Chesler's general points about American chauvinism are persuasive. "An ideal father is expected to legally acknowledge and economically support his children. Fathers who do anything more for their children are often seen as 'better' than mothers--who are, after all, supposed to do everything." More questionable, however, are her conclusions about the New Jersey state Supreme Court decision granting custody to Bill Stern, the man who donated the sperm, but recognizing Whitehead as the "real mother." The court gave Stern custody, Chesler writes, "because they view parental rights essentially as paternal rights. . . . The judicial model for a human being . . . is still a man or a father and not a woman or a mother."

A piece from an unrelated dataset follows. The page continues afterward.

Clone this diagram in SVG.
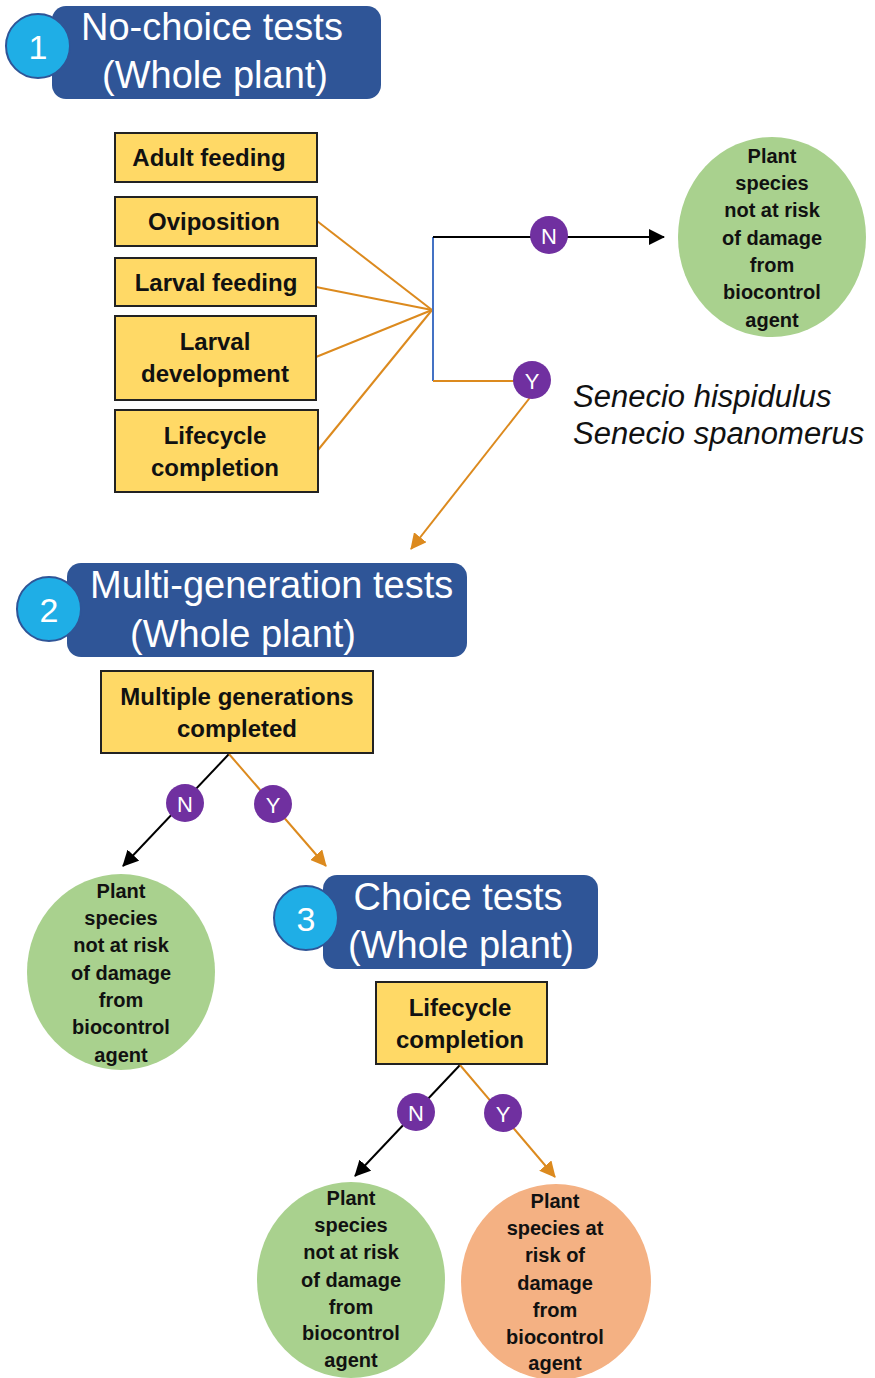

This argument ignores other considerations, such as the fact that Whitehead was a less-than-stable mother during the period in which she hid Baby M from the authorities. In one phone conversation tape-recorded at the time, Whitehead made references to the fact that she might have to kill the baby. Chesler's dismissal of the Sterns' suffering also seems unfair: "During the years of struggle, the Sterns have had both the baby and immense public sympathy. For them, legal decision days never meant losing anything." At one point, Chesler even questions the Sterns' love for each other, without providing any evidence whatsoever: "Might a decision against (the Sterns) slowly and inextricably kill their love for the baby or their love for each other?" "Sacred Bond" is still a powerful, provocative book, though, illustrating social problems sure to remain controversial through the 1990s. As Chesler writes, during the Whitehead case, "We were all voting on the future of motherhood and on the future of the human family."